Our claim was, and remains, that each new reference to the old literature re-indexes the document cited in terms of its current utilization and interpretation. Simultaneously, citation linkages index the current documents in terms of their acknowledged dependencies on, and relationships to, the existent literature.

The 1961 Science Citation Index thus indexes about 102,000 source (citing) and 890,000 unique reference (cited) items, all of which are in fact listed, making a total of 990,000 citations. This total does, in fact, surpass the combined total of items indexed by the named services in 1961.

Dr.

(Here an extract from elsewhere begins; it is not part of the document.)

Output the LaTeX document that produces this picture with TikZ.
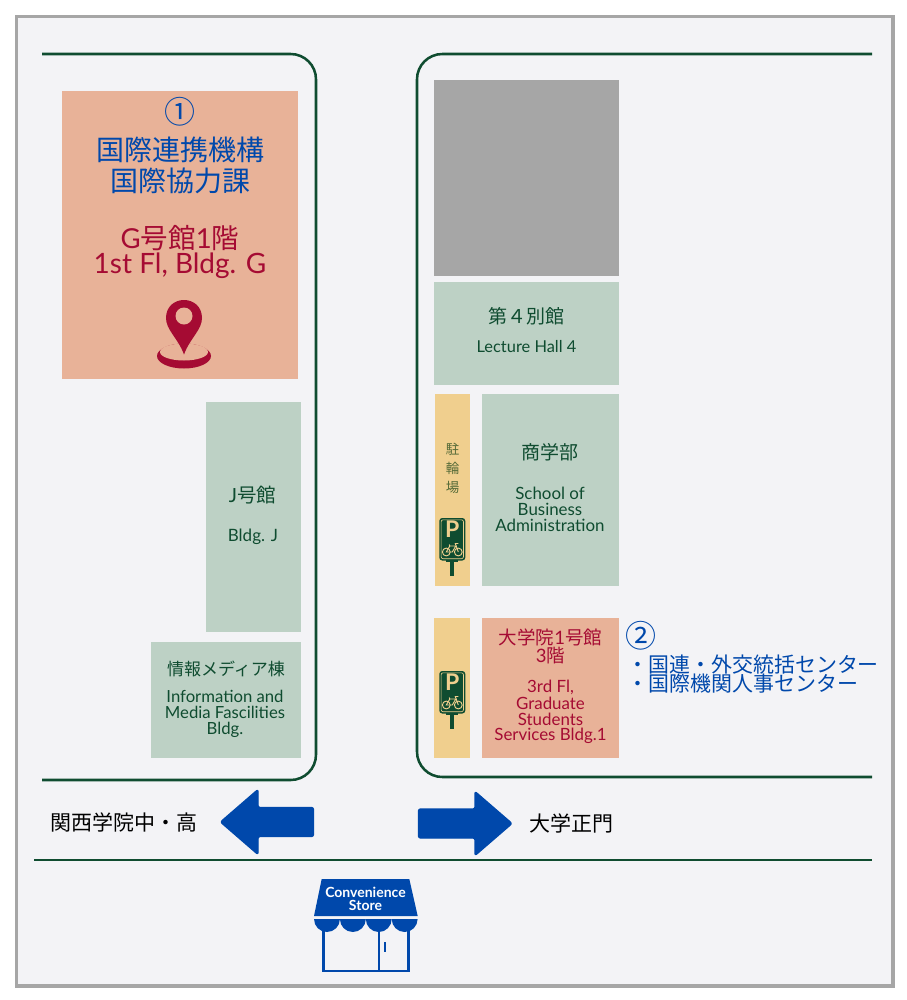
\documentclass[tikz,border=0pt]{standalone}
\usepackage{fontspec}
\setmainfont{Lato}
\newfontfamily\cjk{Noto Sans CJK JP}
\newcommand{\fpx}[1]{\pgfmathsetmacro\fszpt{#1*0.75}\fontsize{\fszpt pt}{\fszpt pt}\selectfont}
\definecolor{roadgreen}{HTML}{0F4C30}
\definecolor{bgpaper}{HTML}{F3F3F6}
\definecolor{frameg}{HTML}{A6A6A6}
\definecolor{salmon}{HTML}{E8B298}
\definecolor{sage}{HTML}{BDD1C5}
\definecolor{sand}{HTML}{F0CF8E}
\definecolor{crimson}{HTML}{A50B33}
\definecolor{royal}{HTML}{0048AB}
\definecolor{olivetext}{HTML}{566B38}
\tikzset{
  x=0.75pt,y=-0.75pt,
  road/.style={draw=roadgreen,line width=1.9pt,rounded corners=19pt},
  lbl/.style={inner sep=0pt,outer sep=0pt,align=center},
  gtext/.style={lbl,text=roadgreen},
  rtext/.style={lbl,text=crimson},
  btext/.style={lbl,text=royal},
  bigarrow/.style={fill=royal,draw=royal,line width=1pt,line join=round,rounded corners=1.5pt},
  pics/parksign/.style={code={
    \fill[roadgreen] (-2,42) rectangle (2,58);
    \fill[roadgreen] (-6,42) rectangle (6,44);
    \fill[roadgreen,rounded corners=2.2pt] (-13,0) rectangle (13,42.5);
    \draw[sand,line width=.45pt,rounded corners=1.5pt] (-11.2,1.8) rectangle (11.2,40.7);
    \node[lbl,text=sand] at (0,11.5) {\fpx{23}\bfseries P};
    \begin{scope}[sand,line width=.7pt]
      \draw (-6,34) circle (3.9);
      \draw (6,34) circle (3.9);
      \draw (-6,34) -- (-2.5,28) -- (3.5,28) -- (0,34) -- cycle;
      \draw (6,34) -- (3,25.5) -- (6,25.5);
      \draw (-3,26.5) -- (-2.5,28);
    \end{scope}
  }},
}
\begin{document}
\begin{tikzpicture}
\useasboundingbox (0,0) rectangle (907,1000);
\fill[white] (0,0) rectangle (907,1000);
\draw[draw=frameg,fill=bgpaper,line width=2.4pt] (16.5,16.5) rectangle (893,986);

% roads
\draw[road] (42,54) -- (316,54) -- (316,780) -- (42,780);
\draw[road] (872,54) -- (417,54) -- (417,777) -- (872,777);
\draw[draw=roadgreen,line width=2.2pt] (34,860) -- (872,860);

% blocks
\fill[salmon] (62,91) rectangle (298,379);
\fill[frameg] (434,80) rectangle (618.5,276);
\fill[sage] (434,282) rectangle (618.5,385);
\fill[sand] (435,394) rectangle (470,585.5);
\fill[sage] (482,394) rectangle (618.5,585.5);
\fill[sand] (434,618) rectangle (470,758);
\fill[salmon] (482,618) rectangle (618.5,758);
\fill[sage] (206,402) rectangle (301,632);
\fill[sage] (151,642) rectangle (301,758);

% office G
\node[btext] (numone) at (180,111.5) {\cjk\fpx{31}①};
\node[btext] (officeG1) at (180,149.5) {\cjk\fpx{28}国際連携機構};
\node[btext] (officeG2) at (180,180.5) {\cjk\fpx{28}国際協力課};
\node[rtext] (floorG1) at (180,238) {\fpx{27.5}G{\cjk 号館}1{\cjk 階}};
\node[rtext] (floorG2) at (180,266) {\fpx{28}1st Fl, Bldg. G};

% pin
\fill[crimson] (184,356) ellipse (27 and 12.5);
\fill[salmon] (184,352) ellipse (24 and 8.5);
\fill[crimson] (184,354.5)
  .. controls (178,338) and (166,330) .. (166,318)
  .. controls (166,307) and (174,300) .. (184,300)
  .. controls (194,300) and (202,307) .. (202,318)
  .. controls (202,330) and (190,338) .. (184,354.5) -- cycle;
\fill[salmon] (184,316) circle (8.5);

% lecture hall
\node[gtext] (hall4j) at (526.5,316.5) {\cjk\fpx{19}第４別館};
\node[gtext] (hall4e) at (526.5,347) {\fpx{16.4}Lecture Hall 4};

% bike parking
\node[lbl,text=olivetext] (bike1) at (452.5,449) {\cjk\fpx{13.5}駐};
\node[lbl,text=olivetext] (bike2) at (452.5,468) {\cjk\fpx{13.5}輪};
\node[lbl,text=olivetext] (bike3) at (452.5,487) {\cjk\fpx{13.5}場};
\pic at (452.3,518) {parksign};
\pic at (452.3,671) {parksign};

% business
\node[gtext] (busj) at (550,452) {\cjk\fpx{19}商学部};
\node[gtext] (buse1) at (550,493) {\fpx{16.9}School of};
\node[gtext] (buse2) at (550,509) {\fpx{16.9}Business};
\node[gtext] (buse3) at (550,525) {\fpx{16.9}Administration};

% graduate
\node[rtext] (gradj1) at (550.5,637) {\fpx{18.5}{\cjk 大学院}1{\cjk 号館}};
\node[rtext] (gradj2) at (550.5,656) {\fpx{18.5}3{\cjk 階}};
\node[rtext] (grade1) at (550.5,687.5) {\fpx{16.9}3rd Fl,};
\node[rtext] (grade2) at (550.5,703.5) {\fpx{16.9}Graduate};
\node[rtext] (grade3) at (550.5,719.5) {\fpx{16.9}Students};
\node[rtext] (grade4) at (550.5,735.5) {\fpx{16.9}Services Bldg.1};

\node[btext] (numtwo) at (641,636) {\cjk\fpx{31}②};
\node[btext,anchor=west] (centers1) at (627.5,664.5) {\cjk\fpx{20.95}・国連・外交統括センター};
\node[btext,anchor=west] (centers2) at (627.5,683.5) {\cjk\fpx{20.95}・国際機関人事センター};

% J and info
\node[gtext] (jj) at (252.5,495) {\fpx{19.5}J{\cjk 号館}};
\node[gtext] (je) at (253,536.5) {\fpx{17}Bldg. J};
\node[gtext] (infoj) at (226,668.5) {\cjk\fpx{17}情報メディア棟};
\node[gtext] (infoe1) at (225,696.5) {\fpx{16.7}Information and};
\node[gtext] (infoe2) at (225,712.5) {\fpx{16.7}Media Fascilities};
\node[gtext] (infoe3) at (225,729.5) {\fpx{16.7}Bldg.};

% arrows
\draw[bigarrow] (220.5,822) -- (258,789.5) -- (258,807.5) -- (313.5,807.5) -- (313.5,836.5) -- (258,836.5) -- (258,854.5) -- cycle;
\draw[bigarrow] (512,823.5) -- (475,791.5) -- (475,809) -- (418.5,809) -- (418.5,838) -- (475,838) -- (475,855.5) -- cycle;
\node[lbl,text=black] (westlbl) at (124,822.5) {\cjk\fpx{21}関西学院中・高};
\node[lbl,text=black] (eastlbl) at (571.5,823.5) {\cjk\fpx{21}大学正門};

% store
\fill[royal] (321.7,879) -- (409.3,879) -- (417.7,916) -- (314,916) -- cycle;
\foreach \i in {0,1,2,3}{
  \fill[royal] ({314+25.9*\i},919) arc[start angle=180,end angle=0,x radius=12.95,y radius=13] -- cycle;
}
\draw[royal,line width=2.1pt] (323.5,929) -- (323.5,971) -- (408.5,971) -- (408.5,929);
\draw[royal,line width=2.1pt] (379,929) -- (379,971);
\draw[royal,line width=1.6pt] (385,942) -- (385,952);
\node[lbl,text=white] (store1) at (365.5,892.5) {\fpx{14}\bfseries Convenience};
\node[lbl,text=white] (store2) at (365.5,905.5) {\fpx{14}\bfseries Store};
\end{tikzpicture}
\end{document}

Smith underestimates the capacity of the Science Citation Index when he claims that sources such as "patents, dissertations, new books," etc., are "not feasibly amenable to index coverage." Actually, the types of publications he names are easily incorporated in the Science Citation Index and, in fact, as the first step toward covering all such material time 1964 Science Citation Index has already added to its source coverage all 1964 U.S. patents. Even the 1961 Science Citation Index, of course, covers as references the entire range of nonjournal material, including patents.

Perhaps Dr. Smith's version of "truth and sin" (his terms) is better understood in light of the triviality injected into the review of a magnum opus when he contests "data was." Webster's, at least as early as 1958, points out that the word data is "often used with a singular verb."

We agree completely with Dr. Smith's concluding sentence in his review of the Science Citation Index. "Unbiased individual judgments are needed."

Irving H. Sher
Eugene Garfield
Institute for Scientific Information Philadelphia, Pa.